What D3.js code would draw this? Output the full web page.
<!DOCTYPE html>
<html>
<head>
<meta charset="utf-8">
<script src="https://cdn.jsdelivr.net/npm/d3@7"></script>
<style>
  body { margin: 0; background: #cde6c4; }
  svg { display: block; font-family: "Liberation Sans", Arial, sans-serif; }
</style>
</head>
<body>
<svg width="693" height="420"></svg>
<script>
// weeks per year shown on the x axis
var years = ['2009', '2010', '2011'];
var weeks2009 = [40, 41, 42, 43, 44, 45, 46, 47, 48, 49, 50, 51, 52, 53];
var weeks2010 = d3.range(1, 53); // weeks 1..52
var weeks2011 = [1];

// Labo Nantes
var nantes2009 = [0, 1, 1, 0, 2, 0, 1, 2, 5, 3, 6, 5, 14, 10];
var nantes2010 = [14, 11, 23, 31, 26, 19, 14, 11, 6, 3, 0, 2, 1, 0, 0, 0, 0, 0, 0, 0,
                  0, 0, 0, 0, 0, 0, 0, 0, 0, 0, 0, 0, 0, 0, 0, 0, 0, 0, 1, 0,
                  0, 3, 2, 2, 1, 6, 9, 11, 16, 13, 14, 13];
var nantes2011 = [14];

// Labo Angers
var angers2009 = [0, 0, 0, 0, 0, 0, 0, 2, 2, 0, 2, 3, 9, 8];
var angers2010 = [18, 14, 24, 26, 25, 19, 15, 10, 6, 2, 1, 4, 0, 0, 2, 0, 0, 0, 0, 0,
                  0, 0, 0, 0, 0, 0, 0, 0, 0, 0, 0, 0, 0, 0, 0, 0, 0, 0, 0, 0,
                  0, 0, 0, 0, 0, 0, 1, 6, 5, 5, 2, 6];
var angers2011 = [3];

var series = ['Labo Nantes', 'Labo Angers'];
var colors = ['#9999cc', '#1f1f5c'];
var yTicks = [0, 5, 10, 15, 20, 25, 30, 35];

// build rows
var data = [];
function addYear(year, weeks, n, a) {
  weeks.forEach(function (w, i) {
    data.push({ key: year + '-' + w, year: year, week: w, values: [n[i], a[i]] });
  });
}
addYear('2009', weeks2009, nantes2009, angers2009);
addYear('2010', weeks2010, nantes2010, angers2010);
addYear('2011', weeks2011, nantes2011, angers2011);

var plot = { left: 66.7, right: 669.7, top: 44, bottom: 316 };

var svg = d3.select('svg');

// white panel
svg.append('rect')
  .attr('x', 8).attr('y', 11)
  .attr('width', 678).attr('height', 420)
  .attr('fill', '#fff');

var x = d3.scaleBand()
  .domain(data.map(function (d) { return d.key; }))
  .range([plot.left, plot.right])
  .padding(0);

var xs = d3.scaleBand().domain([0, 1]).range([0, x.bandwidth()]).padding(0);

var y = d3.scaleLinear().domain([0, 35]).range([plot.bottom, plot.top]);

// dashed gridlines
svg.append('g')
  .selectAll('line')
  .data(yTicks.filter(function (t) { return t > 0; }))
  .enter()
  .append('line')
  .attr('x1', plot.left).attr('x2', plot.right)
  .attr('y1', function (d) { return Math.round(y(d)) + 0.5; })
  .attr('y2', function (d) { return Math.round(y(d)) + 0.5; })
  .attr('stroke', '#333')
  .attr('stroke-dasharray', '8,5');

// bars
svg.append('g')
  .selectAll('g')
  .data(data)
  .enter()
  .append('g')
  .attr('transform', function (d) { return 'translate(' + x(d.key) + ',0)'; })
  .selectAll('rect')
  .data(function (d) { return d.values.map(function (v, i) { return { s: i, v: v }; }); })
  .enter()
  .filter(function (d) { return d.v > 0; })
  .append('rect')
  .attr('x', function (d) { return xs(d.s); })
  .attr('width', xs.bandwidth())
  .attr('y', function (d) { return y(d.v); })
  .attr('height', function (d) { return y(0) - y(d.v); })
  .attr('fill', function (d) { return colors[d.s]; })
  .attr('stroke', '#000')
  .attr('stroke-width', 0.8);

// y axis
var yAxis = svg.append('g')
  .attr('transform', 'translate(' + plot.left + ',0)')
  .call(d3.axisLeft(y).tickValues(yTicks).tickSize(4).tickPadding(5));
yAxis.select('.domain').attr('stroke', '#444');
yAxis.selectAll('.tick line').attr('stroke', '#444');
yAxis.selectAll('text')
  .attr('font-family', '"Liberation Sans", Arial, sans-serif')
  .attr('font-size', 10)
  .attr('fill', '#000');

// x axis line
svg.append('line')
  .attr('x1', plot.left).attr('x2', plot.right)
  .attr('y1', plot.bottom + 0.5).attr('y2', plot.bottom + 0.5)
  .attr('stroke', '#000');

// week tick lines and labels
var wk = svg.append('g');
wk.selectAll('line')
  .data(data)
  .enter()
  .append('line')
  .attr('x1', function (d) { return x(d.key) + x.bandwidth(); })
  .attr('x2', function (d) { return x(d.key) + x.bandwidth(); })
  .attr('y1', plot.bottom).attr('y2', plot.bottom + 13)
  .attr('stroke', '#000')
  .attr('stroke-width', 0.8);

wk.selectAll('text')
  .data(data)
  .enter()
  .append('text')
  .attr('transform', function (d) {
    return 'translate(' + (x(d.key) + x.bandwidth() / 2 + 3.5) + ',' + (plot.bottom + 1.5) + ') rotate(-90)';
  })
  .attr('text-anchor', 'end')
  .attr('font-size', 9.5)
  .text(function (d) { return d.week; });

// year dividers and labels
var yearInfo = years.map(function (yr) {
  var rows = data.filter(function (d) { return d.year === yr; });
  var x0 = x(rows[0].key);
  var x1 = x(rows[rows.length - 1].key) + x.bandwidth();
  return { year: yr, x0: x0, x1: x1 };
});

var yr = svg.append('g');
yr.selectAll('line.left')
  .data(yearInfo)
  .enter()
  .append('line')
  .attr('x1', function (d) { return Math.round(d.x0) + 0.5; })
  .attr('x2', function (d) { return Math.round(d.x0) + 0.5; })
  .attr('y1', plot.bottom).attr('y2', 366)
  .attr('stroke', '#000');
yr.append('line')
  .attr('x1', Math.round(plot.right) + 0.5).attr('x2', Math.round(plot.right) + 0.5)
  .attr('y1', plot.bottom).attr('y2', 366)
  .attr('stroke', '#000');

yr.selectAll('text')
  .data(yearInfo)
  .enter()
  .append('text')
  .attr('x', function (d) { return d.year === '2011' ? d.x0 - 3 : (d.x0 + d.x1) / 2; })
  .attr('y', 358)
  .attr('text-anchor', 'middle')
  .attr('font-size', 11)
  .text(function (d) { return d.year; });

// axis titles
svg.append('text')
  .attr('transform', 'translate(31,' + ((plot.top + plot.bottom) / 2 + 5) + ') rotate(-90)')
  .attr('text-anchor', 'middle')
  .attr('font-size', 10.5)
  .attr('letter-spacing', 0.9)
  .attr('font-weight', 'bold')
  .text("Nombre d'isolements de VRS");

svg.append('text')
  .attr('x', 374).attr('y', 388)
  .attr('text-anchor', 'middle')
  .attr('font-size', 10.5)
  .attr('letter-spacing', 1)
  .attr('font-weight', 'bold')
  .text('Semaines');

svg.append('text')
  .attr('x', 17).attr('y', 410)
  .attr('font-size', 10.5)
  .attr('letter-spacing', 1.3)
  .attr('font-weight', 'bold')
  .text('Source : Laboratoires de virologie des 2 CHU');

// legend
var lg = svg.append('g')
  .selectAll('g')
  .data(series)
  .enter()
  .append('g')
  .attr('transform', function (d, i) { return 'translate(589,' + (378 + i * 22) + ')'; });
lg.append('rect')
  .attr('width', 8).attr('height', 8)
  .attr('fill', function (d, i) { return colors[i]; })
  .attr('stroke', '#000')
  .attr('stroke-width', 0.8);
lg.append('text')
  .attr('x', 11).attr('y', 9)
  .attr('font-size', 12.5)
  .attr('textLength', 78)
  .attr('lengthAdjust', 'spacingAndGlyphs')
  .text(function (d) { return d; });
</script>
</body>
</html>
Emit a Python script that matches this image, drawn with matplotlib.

- EXERCISE REQUIREMENTS -
Output only the lines from the top of the entries through the one holding "var nantes2011 = [14];", copied exactly.

- ANSWER TO THIS PROBLEM -
What D3.js code would draw this? Output the full web page.
<!DOCTYPE html>
<html>
<head>
<meta charset="utf-8">
<script src="https://cdn.jsdelivr.net/npm/d3@7"></script>
<style>
  body { margin: 0; background: #cde6c4; }
  svg { display: block; font-family: "Liberation Sans", Arial, sans-serif; }
</style>
</head>
<body>
<svg width="693" height="420"></svg>
<script>
// weeks per year shown on the x axis
var years = ['2009', '2010', '2011'];
var weeks2009 = [40, 41, 42, 43, 44, 45, 46, 47, 48, 49, 50, 51, 52, 53];
var weeks2010 = d3.range(1, 53); // weeks 1..52
var weeks2011 = [1];

// Labo Nantes
var nantes2009 = [0, 1, 1, 0, 2, 0, 1, 2, 5, 3, 6, 5, 14, 10];
var nantes2010 = [14, 11, 23, 31, 26, 19, 14, 11, 6, 3, 0, 2, 1, 0, 0, 0, 0, 0, 0, 0,
                  0, 0, 0, 0, 0, 0, 0, 0, 0, 0, 0, 0, 0, 0, 0, 0, 0, 0, 1, 0,
                  0, 3, 2, 2, 1, 6, 9, 11, 16, 13, 14, 13];
var nantes2011 = [14];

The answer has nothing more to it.